Both Snapshot and Predictive Models use the following formula structure:

  1. Inclusion of relevant polls. All available scientific polls are included, but some polls (partisan polls, etc.) are re-weighted, based on historical accuracy. Polls also drop off when too much time has passed. This varies depending on the type of race, coupled with the amount of data. Only in rare cases (states with limited data) do I include polls that are more than a month old. I will post polls that are included in a given Model at the bottom of a Model Update post.
  2. With these relevant polls included (and potentially re–weighted), I then calculate a few “central measure” prongs. They are not all truly central measurements per se, but I use the term in a conceptual sense to demonstrate how these prongs attempt to find an accurate range that attempts to minimize apparent outliers. These prongs include:
    1. A standard mean score, +;
    2. A standard median score, +;
    3. What I call a ‘high median’ score. This takes the highest polling number for an individual candidate from a reputable poll that is still similar to the central measure score range. Essentially, this rids the data of a high-end or low-end outliers, as well as minimize polls that fail to push “undecideds” that are more like ‘leans,’ +;
    4. A mid-point score that centralizes the range of available data, +;
    5. An Internet or automated central measure data point. Because of the changing methods of polling, this cycle, I’m including an additional measure to capture the differences between polling methods. This worked well in my Louisiana 2015 Governor Model, so I’ll be including it in some fashion, state by state, +;
    6. = A composite score then weights all of the above factors, producing a Snapshot Model. Keep in mind, while this is the overall formula, remember, there is variability within each prong, depending on the polls included, the number of polls included, the state and the respective pollster’s accuracy, polling methods, and the skew of the data, +;
    7. Predictive Models: In addition to the central measure composite score, Predictive Models then calculate in historic trends. This includes historic data error in a given state, coupled with a state’s historic voting patterns. Traditionally, this score is applied to those voters who have yet been assigned, as shown in the number of remaining voters left after calculating the composite score. This has worked well, though I’ve noticed over the last few cycles that a few states break harder than others (see Kentucky 2014/2015 and Kansas 2014). In the 2012 cycle, I also utilized a Model formula that used the same general foundation, but weighted the historic prong more heavily. I’ll continue to analyze both formulas throughout the 2016 cycle and adjust accordingly.

This should give you a good sense of how the Models are working, as well as the data that goes into the Model.

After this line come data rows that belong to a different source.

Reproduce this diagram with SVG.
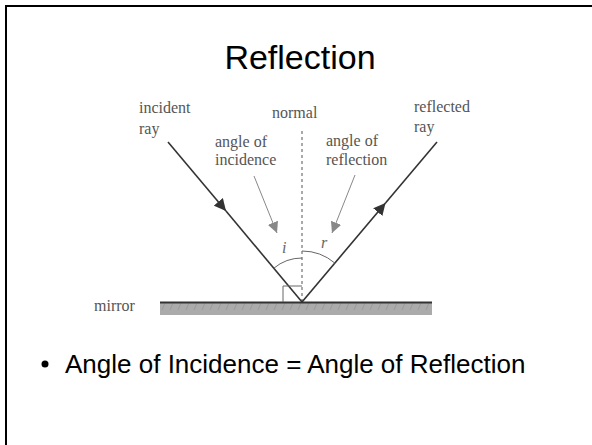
<svg xmlns="http://www.w3.org/2000/svg" width="592" height="445" viewBox="0 0 592 445">
<defs>
<style>
.lbl{font-family:"Liberation Serif","Times New Roman",serif;font-size:16px;fill:#555}
.it{font-family:"Liberation Serif","Times New Roman",serif;font-size:16px;font-style:italic;fill:#666}
.ray{stroke:#333;stroke-width:1.6;fill:none}
.ptr{stroke:#888;stroke-width:1;fill:none}
.thin{stroke:#666;stroke-width:1;fill:none}
</style>
<pattern id="hatch" width="8" height="12" patternUnits="userSpaceOnUse">
<rect width="8" height="12" fill="#ababab"/>
<path d="M2,10 L5,3" stroke="#9a9a9a" stroke-width="1"/>
</pattern>
<marker id="ah" viewBox="0 0 10 10" refX="10" refY="5" markerWidth="12" markerHeight="12" markerUnits="userSpaceOnUse" orient="auto">
<path d="M0,0 L10,5 L0,10 z" fill="#333"/>
</marker>
<marker id="ahg" viewBox="0 0 10 10" refX="10" refY="5" markerWidth="11" markerHeight="11" markerUnits="userSpaceOnUse" orient="auto">
<path d="M0,0 L10,5 L0,10 z" fill="#888"/>
</marker>
</defs>
<rect width="592" height="445" fill="#fff"/>
<path d="M6,445 V6 H592" stroke="#000" stroke-width="2" fill="none"/>
<text x="300" y="69" text-anchor="middle" font-family="Liberation Sans, Arial, sans-serif" font-size="34" fill="#000">Reflection</text>
<g id="bullet">
<circle cx="45" cy="364" r="3.5" fill="#000"/>
<text x="65" y="373" font-family="Liberation Sans, Arial, sans-serif" font-size="26" fill="#000">Angle of Incidence = Angle of Reflection</text>
</g>
<g id="mirror">
<rect x="160" y="303" width="272" height="12" fill="url(#hatch)"/>
<line x1="160" y1="302.5" x2="432" y2="302.5" stroke="#333" stroke-width="2"/>
<text class="lbl" x="94" y="311">mirror</text>
</g>
<g id="normal">
<line x1="302" y1="131" x2="302" y2="302" stroke="#555" stroke-width="1" stroke-dasharray="3,3"/>
<text class="lbl" x="272" y="118">normal</text>
</g>
<g id="incident">
<text class="lbl" x="139" y="113">incident</text>
<text class="lbl" x="139" y="134">ray</text>
</g>
<g id="reflected">
<text class="lbl" x="414" y="112">reflected</text>
<text class="lbl" x="414" y="132">ray</text>
</g>
<g id="angle-incidence">
<text class="lbl" x="215" y="147">angle of</text>
<text class="lbl" x="215" y="165">incidence</text>
<text class="it" x="282" y="253">i</text>
</g>
<g id="angle-reflection">
<text class="lbl" x="326" y="146">angle of</text>
<text class="lbl" x="326" y="165">reflection</text>
<text class="it" x="321" y="248">r</text>
</g>
<g id="connectors">
<path class="ray" d="M168,142 L226,211" marker-end="url(#ah)"/>
<path class="ray" d="M226,211 L302,302"/>
<path class="ray" d="M302,302 L385.5,203" marker-end="url(#ah)"/>
<path class="ray" d="M385.5,203 L437,142"/>
<path class="ptr" d="M254,176 L277,233" marker-end="url(#ahg)"/>
<path class="ptr" d="M355,175 L332,233" marker-end="url(#ahg)"/>
<path class="thin" d="M302,258 A44,44 0 0 0 273.7,268.3"/>
<path class="thin" d="M302,251 A51,51 0 0 1 334.9,263.1"/>
<path class="thin" d="M283,302 V286 H302"/>
</g>
</svg>
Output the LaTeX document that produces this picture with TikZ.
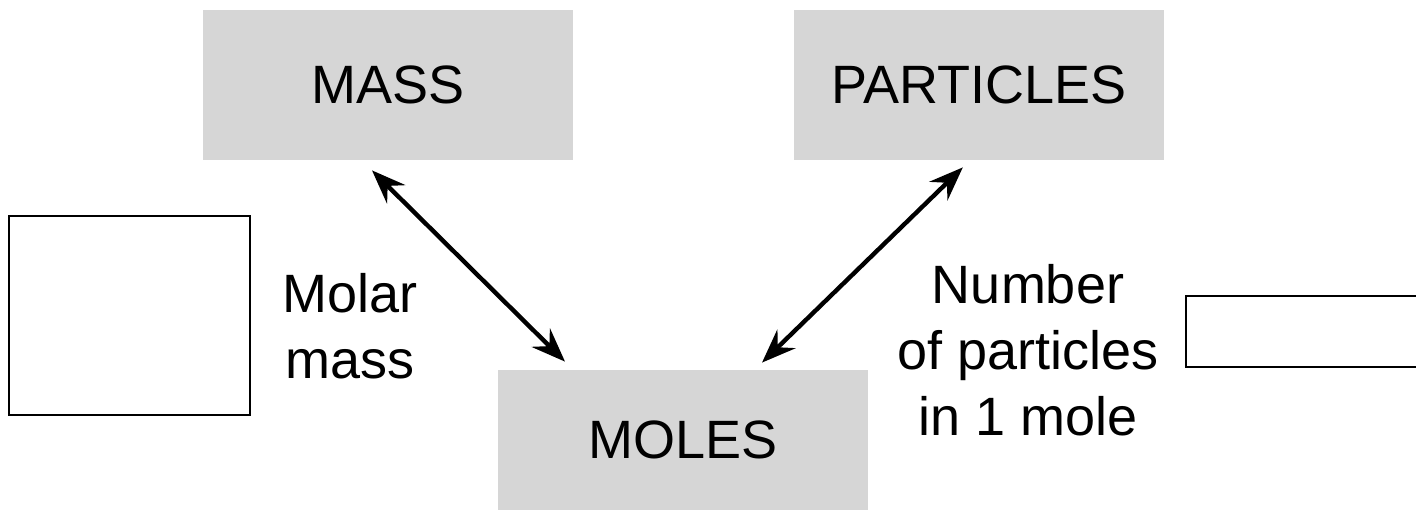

Each cycle, I always gauge the formulas to account for potential variance. I’ll update you whenever I make changes to the overall formula.

Keep in mind, these scores are just scores. Meaning, you should always consider that all social science survey data has a MOE, reliability issues, etc. Therefore, even though the Model attempts to reduce the noise of many of these factors, a difference of 48.7% and 48.2% is likely not that meaningful, statistically speaking. Therefore, the focus of this website is not just Modeling, but analysis based on that Modeling. So, I always try to write up as much as possible to give you a greater context of what a given Model might mean.